▶ [Exercise directions]: Reproduce the listing below in full and without alteration, apart from its pictures.

_____

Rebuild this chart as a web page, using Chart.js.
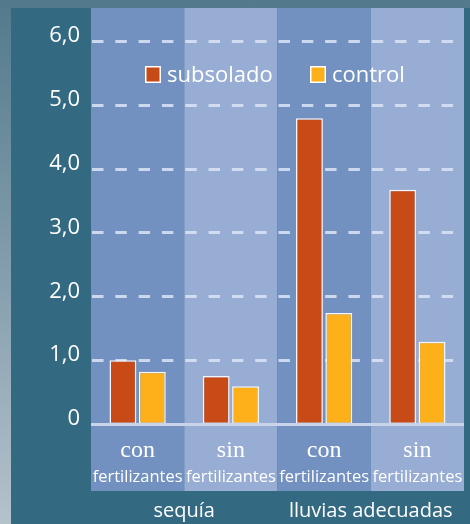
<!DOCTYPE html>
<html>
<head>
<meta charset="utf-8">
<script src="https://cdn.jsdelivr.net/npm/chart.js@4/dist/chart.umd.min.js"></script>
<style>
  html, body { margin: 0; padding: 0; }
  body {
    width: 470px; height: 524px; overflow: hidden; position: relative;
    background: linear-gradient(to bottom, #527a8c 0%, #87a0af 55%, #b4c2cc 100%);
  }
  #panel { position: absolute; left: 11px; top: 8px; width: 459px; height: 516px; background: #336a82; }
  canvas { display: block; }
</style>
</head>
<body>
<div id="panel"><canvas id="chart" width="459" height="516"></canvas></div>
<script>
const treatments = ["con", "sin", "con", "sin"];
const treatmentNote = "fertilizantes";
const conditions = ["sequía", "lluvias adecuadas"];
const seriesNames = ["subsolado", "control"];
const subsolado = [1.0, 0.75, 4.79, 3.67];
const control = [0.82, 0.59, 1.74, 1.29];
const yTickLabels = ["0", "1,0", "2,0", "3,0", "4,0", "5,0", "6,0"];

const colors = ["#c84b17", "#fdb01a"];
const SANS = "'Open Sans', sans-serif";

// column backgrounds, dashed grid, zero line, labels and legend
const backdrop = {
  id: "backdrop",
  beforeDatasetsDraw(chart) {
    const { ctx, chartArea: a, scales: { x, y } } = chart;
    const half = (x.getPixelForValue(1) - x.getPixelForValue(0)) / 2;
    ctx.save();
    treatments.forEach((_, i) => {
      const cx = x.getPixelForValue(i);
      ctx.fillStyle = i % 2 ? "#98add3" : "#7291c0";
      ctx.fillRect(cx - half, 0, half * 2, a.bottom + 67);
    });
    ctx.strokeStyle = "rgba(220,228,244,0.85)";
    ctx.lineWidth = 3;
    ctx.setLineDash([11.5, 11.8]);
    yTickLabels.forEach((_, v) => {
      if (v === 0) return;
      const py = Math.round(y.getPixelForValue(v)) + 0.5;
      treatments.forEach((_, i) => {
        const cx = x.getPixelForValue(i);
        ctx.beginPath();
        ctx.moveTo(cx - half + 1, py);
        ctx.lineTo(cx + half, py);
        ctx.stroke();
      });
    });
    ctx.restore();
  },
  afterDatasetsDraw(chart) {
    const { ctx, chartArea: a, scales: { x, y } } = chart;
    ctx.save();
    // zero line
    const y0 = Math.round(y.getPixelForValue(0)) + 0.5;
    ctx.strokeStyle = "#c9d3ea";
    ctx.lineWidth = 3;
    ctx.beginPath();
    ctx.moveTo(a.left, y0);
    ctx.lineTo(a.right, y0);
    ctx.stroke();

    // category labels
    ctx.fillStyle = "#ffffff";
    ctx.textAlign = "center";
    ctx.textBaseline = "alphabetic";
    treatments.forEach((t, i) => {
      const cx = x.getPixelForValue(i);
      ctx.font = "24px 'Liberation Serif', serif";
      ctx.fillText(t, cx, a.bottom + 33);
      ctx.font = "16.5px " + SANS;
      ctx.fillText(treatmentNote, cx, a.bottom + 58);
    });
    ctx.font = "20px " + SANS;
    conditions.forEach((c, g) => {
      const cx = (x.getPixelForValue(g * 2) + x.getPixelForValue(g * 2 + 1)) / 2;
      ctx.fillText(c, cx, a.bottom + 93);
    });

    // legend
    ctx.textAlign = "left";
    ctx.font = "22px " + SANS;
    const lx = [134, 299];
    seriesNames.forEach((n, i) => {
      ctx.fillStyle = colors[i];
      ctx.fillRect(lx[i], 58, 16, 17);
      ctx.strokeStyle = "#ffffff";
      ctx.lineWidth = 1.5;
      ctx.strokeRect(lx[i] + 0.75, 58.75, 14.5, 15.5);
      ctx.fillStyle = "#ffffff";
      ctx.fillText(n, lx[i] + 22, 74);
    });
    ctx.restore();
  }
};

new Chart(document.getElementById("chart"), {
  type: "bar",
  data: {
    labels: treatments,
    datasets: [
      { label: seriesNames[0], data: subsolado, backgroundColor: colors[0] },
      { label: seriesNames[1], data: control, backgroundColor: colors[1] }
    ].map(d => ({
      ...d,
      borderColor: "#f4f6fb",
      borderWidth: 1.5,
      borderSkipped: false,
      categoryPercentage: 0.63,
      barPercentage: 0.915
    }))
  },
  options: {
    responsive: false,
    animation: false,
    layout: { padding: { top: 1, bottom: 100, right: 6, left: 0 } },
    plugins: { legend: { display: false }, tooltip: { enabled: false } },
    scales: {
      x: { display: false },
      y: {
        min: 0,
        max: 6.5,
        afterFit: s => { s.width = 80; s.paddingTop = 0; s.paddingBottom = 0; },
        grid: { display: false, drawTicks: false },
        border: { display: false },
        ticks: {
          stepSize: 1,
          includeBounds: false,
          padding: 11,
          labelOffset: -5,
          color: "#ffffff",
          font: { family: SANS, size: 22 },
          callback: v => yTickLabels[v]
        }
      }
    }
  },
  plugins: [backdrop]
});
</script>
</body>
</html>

_____

▶ [The solution]:
Rebuild this chart as a web page, using Chart.js.
<!DOCTYPE html>
<html>
<head>
<meta charset="utf-8">
<script src="https://cdn.jsdelivr.net/npm/chart.js@4/dist/chart.umd.min.js"></script>
<style>
  html, body { margin: 0; padding: 0; }
  body {
    width: 470px; height: 524px; overflow: hidden; position: relative;
    background: linear-gradient(to bottom, #527a8c 0%, #87a0af 55%, #b4c2cc 100%);
  }
  #panel { position: absolute; left: 11px; top: 8px; width: 459px; height: 516px; background: #336a82; }
  canvas { display: block; }
</style>
</head>
<body>
<div id="panel"><canvas id="chart" width="459" height="516"></canvas></div>
<script>
const treatments = ["con", "sin", "con", "sin"];
const treatmentNote = "fertilizantes";
const conditions = ["sequía", "lluvias adecuadas"];
const seriesNames = ["subsolado", "control"];
const subsolado = [1.0, 0.75, 4.79, 3.67];
const control = [0.82, 0.59, 1.74, 1.29];
const yTickLabels = ["0", "1,0", "2,0", "3,0", "4,0", "5,0", "6,0"];

const colors = ["#c84b17", "#fdb01a"];
const SANS = "'Open Sans', sans-serif";

// column backgrounds, dashed grid, zero line, labels and legend
const backdrop = {
  id: "backdrop",
  beforeDatasetsDraw(chart) {
    const { ctx, chartArea: a, scales: { x, y } } = chart;
    const half = (x.getPixelForValue(1) - x.getPixelForValue(0)) / 2;
    ctx.save();
    treatments.forEach((_, i) => {
      const cx = x.getPixelForValue(i);
      ctx.fillStyle = i % 2 ? "#98add3" : "#7291c0";
      ctx.fillRect(cx - half, 0, half * 2, a.bottom + 67);
    });
    ctx.strokeStyle = "rgba(220,228,244,0.85)";
    ctx.lineWidth = 3;
    ctx.setLineDash([11.5, 11.8]);
    yTickLabels.forEach((_, v) => {
      if (v === 0) return;
      const py = Math.round(y.getPixelForValue(v)) + 0.5;
      treatments.forEach((_, i) => {
        const cx = x.getPixelForValue(i);
        ctx.beginPath();
        ctx.moveTo(cx - half + 1, py);
        ctx.lineTo(cx + half, py);
        ctx.stroke();
      });
    });
    ctx.restore();
  },
  afterDatasetsDraw(chart) {
    const { ctx, chartArea: a, scales: { x, y } } = chart;
    ctx.save();
    // zero line
    const y0 = Math.round(y.getPixelForValue(0)) + 0.5;
    ctx.strokeStyle = "#c9d3ea";
    ctx.lineWidth = 3;
    ctx.beginPath();
    ctx.moveTo(a.left, y0);
    ctx.lineTo(a.right, y0);
    ctx.stroke();

    // category labels
    ctx.fillStyle = "#ffffff";
    ctx.textAlign = "center";
    ctx.textBaseline = "alphabetic";
    treatments.forEach((t, i) => {
      const cx = x.getPixelForValue(i);
      ctx.font = "24px 'Liberation Serif', serif";
      ctx.fillText(t, cx, a.bottom + 33);
      ctx.font = "16.5px " + SANS;
      ctx.fillText(treatmentNote, cx, a.bottom + 58);
    });
    ctx.font = "20px " + SANS;
    conditions.forEach((c, g) => {
      const cx = (x.getPixelForValue(g * 2) + x.getPixelForValue(g * 2 + 1)) / 2;
      ctx.fillText(c, cx, a.bottom + 93);
    });

    // legend
    ctx.textAlign = "left";
    ctx.font = "22px " + SANS;
    const lx = [134, 299];
    seriesNames.forEach((n, i) => {
      ctx.fillStyle = colors[i];
      ctx.fillRect(lx[i], 58, 16, 17);
      ctx.strokeStyle = "#ffffff";
      ctx.lineWidth = 1.5;
      ctx.strokeRect(lx[i] + 0.75, 58.75, 14.5, 15.5);
      ctx.fillStyle = "#ffffff";
      ctx.fillText(n, lx[i] + 22, 74);
    });
    ctx.restore();
  }
};

new Chart(document.getElementById("chart"), {
  type: "bar",
  data: {
    labels: treatments,
    datasets: [
      { label: seriesNames[0], data: subsolado, backgroundColor: colors[0] },
      { label: seriesNames[1], data: control, backgroundColor: colors[1] }
    ].map(d => ({
      ...d,
      borderColor: "#f4f6fb",
      borderWidth: 1.5,
      borderSkipped: false,
      categoryPercentage: 0.63,
      barPercentage: 0.915
    }))
  },
  options: {
    responsive: false,
    animation: false,
    layout: { padding: { top: 1, bottom: 100, right: 6, left: 0 } },
    plugins: { legend: { display: false }, tooltip: { enabled: false } },
    scales: {
      x: { display: false },
      y: {
        min: 0,
        max: 6.5,
        afterFit: s => { s.width = 80; s.paddingTop = 0; s.paddingBottom = 0; },
        grid: { display: false, drawTicks: false },
        border: { display: false },
        ticks: {
          stepSize: 1,
          includeBounds: false,
          padding: 11,
          labelOffset: -5,
          color: "#ffffff",
          font: { family: SANS, size: 22 },
          callback: v => yTickLabels[v]
        }
      }
    }
  },
  plugins: [backdrop]
});
</script>
</body>
</html>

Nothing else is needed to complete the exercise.